Occasionally, the crossovers are cute. A quick reveal of what the Tasmanian Devil has been up to since the last time we saw him, for example, feels satisfyingly appropriate. In most cases, though, the joke begins and ends with the simple fact that a bunch of stuff from different properties have been thrown together. If you’ve ever wondered what Casablanca be like if Yosemite Sam were the piano player, Space Jam: A New Legacy has an answer, and it’s “just like Casablanca already is, only now Yosemite Sam is the piano player.”

Space Jam: A New Legacy isn’t the first movie to spend some time showing off what else its studio owns, and it’s not as if its predecessor was some shining example of pure anti-capitalist art. But the move has never felt quite as coldly commercial as it does in Space Jam: A New Legacy, which barely even tries to make the references amount to anything more. Ready Player One may not have been much subtler about its showcasing of Warner Bros. IP, but at least that Shining sequence was pretty neat.

Perhaps that cynicism would grate less if the film had more going for it otherwise, but everything around all the obsessive branding is just kind of there. James, who proved himself a surprisingly adept comic actor in Judd Apatow’s Trainwreck, is basically likable but not exactly interesting in the lead role of a father who can’t connect with his son, while other talented performers like Sonequa Martin-Green (playing his wife) are literally relegated to the sidelines. Likewise, the lessons he learns at the end are largely unobjectionable but broad, bland, and shallow, even by the standards of a PG family film.

I did laugh at this bit.

I did laugh at this bit.
Credit: Courtesy of Warner Bros. Pictures

The animation is busy, garish, and in some places, shockingly cheap-looking. In particular, the Goon Squad, which add fantastical features like wings and spider legs to cartoon likenesses of human players, look lifted in from a decade-old bargain-bin DVD. On the other hand, Bugs and his pals are upgraded by Al-G from 2D to sleek 3D animation for no apparent reason. They are not any better looking and their makeovers have no bearing on the plot, but now they look more like what kids today expect mainstream American animation to look like. That a great many people put a great deal of time and money and skill into making Space Jam: A New Legacy is obvious; the screenplay is credited to six different people and director Malcolm D. Lee boasts a solid resume that includes comedy gems like Girls Trip and The Best Man. If only all those resources had been put to better use.
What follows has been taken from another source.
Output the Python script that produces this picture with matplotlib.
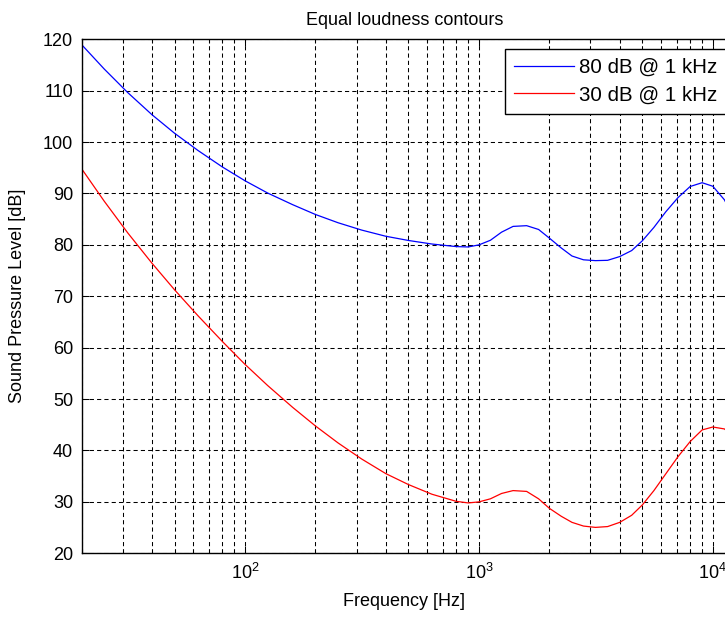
import matplotlib
matplotlib.use("Agg")
import matplotlib.pyplot as plt
from matplotlib.ticker import LogLocator

plt.rcParams['font.family'] = ['Liberation Sans', 'DejaVu Sans']
plt.rcParams['mathtext.default'] = 'regular'

# frequencies [Hz] (ISO 226 bands plus a few extra read-off points)
freqs = [20, 25, 31.5, 40, 50, 63, 80, 100, 125, 160, 200, 250, 315, 400, 500,
         630, 800, 900, 1000, 1120, 1250, 1400, 1600, 1800, 2000, 2250, 2500,
         2800, 3150, 3550, 4000, 4500, 5000, 5600, 6300, 7100, 8000, 9000,
         10000, 11200, 12500]

# 80 phon contour [dB SPL]
spl_80 = [118.99, 114.23, 109.65, 105.34, 101.72, 98.36, 95.17, 92.48, 90.09,
          87.82, 85.92, 84.31, 82.89, 81.68, 80.86, 80.17, 79.67, 79.6, 80.00,
          80.9, 82.48, 83.6, 83.74, 83.0, 81.33, 79.4, 77.84, 77.1, 76.94,
          77.0, 77.73, 78.9, 80.81, 83.4, 86.46, 89.2, 91.36, 92.1, 91.41,
          88.8, 84.67]

# 30 phon contour [dB SPL]
spl_30 = [94.85, 88.52, 82.36, 76.45, 71.26, 66.20, 61.22, 56.76, 52.64, 48.38,
          44.78, 41.47, 38.36, 35.50, 33.37, 31.49, 30.11, 29.8, 30.00, 30.6,
          31.64, 32.2, 32.04, 30.6, 28.76, 27.2, 26.02, 25.3, 25.04, 25.2,
          26.02, 27.4, 29.42, 32.2, 35.48, 38.8, 41.74, 44.0, 44.57, 44.2,
          42.55]

labels = ['80 dB @ 1 kHz', '30 dB @ 1 kHz']
yticks = [20, 30, 40, 50, 60, 70, 80, 90, 100, 110, 120]

W, H = 725, 617
fig = plt.figure(figsize=(W / 100, H / 100), dpi=100)
# axes runs slightly past the right edge of the picture (cropped look)
ax = fig.add_axes([81.5 / W, (H - 553.3) / H, (727 - 81.5) / W, (553.3 - 39.3) / H])

ax.semilogx(freqs, spl_80, color=(0, 0, 1), lw=0.9, label=labels[0])
ax.semilogx(freqs, spl_30, color=(1, 0, 0), lw=0.9, label=labels[1])

ax.set_xlim(20, 11500)
ax.set_ylim(20, 120)
ax.set_yticks(yticks)
ax.xaxis.set_major_locator(LogLocator(base=10, numticks=10))
ax.xaxis.set_minor_locator(LogLocator(base=10, subs=range(2, 10), numticks=20))

dash = (0, (4, 3))
ax.grid(True, which='major', color='k', lw=0.75, linestyle=dash)
ax.grid(True, which='minor', axis='x', color='k', lw=0.75, linestyle=dash)

ax.tick_params(which='both', direction='in', top=True, right=True, width=0.75,
               labelsize=13, colors='k')
ax.tick_params(which='major', length=5)
ax.tick_params(which='minor', length=3)
ax.tick_params(axis='y', pad=6)
ax.tick_params(axis='x', pad=7)
for sp in ax.spines.values():
    sp.set_linewidth(1.0)
    sp.set_color('k')

ax.set_title('Equal loudness contours', fontsize=13, pad=10)
ax.set_xlabel('Frequency [Hz]', fontsize=13)
ax.set_ylabel('Sound Pressure Level [dB]', fontsize=13)
ax.xaxis.set_label_coords(0.5, -0.078)
ax.yaxis.set_label_coords(-0.086, 0.5)

# legend box runs off the right edge like in the reference
leg = ax.legend(loc='upper left', bbox_to_anchor=(505 / W, 1 - 49 / H),
                bbox_transform=fig.transFigure, borderaxespad=0, fontsize=14.8,
                fancybox=False, framealpha=1, edgecolor='k', handlelength=2.9,
                handletextpad=0.25, labelspacing=0.4, borderpad=0.45)
leg.get_frame().set_linewidth(1.0)

fig.savefig('out.png', dpi=100)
In its very best moments, of which there are few, Space Jam: A New Legacy embraces the madcap silliness of its characters. There’s a basketball practice session where all the Tunes show off their most over-the-top tricks, and it’s maybe the most delightful five minutes of the 115-minute run time. Cheadle’s performance conveys less “having a blast” than “no fucks given,” but it’s still funny when he yells at his cutesy robot sidekick, Pete. And Lil Rel Howery’s cameo is, if nothing else, a welcome reminder that every movie is improved by putting Lil Rel Howery in it. But then the film screeches to a halt so that Porky Pig, aka the Notorious P.I.G., can deliver the most cringeworthy rap performance on HBO Max since “L to the O.G.,” and, wait, what are we doing here again?

Is this supposed to be fun? Space Jam: A New Legacy would like you to believe it is. Indeed, the film is explicitly about the importance of joy. LeBron begins the movie seeing basketball solely as a career and a responsibility, and characters like Dom and Bugs Bunny try, even as he’s playing for his freedom, to remind him that the game is also supposed to be fun. It’s a lesson Space Jam: A New Legacy itself would do well to heed. A movie about beloved cartoons playing a fantastical version of basketball with a beloved star athlete should be fun. Space Jam: A New Legacy, for all its bright colors and wacky plot points, is only about business.

Space Jam: A New Legacy is in theaters and streaming on HBO Max Friday.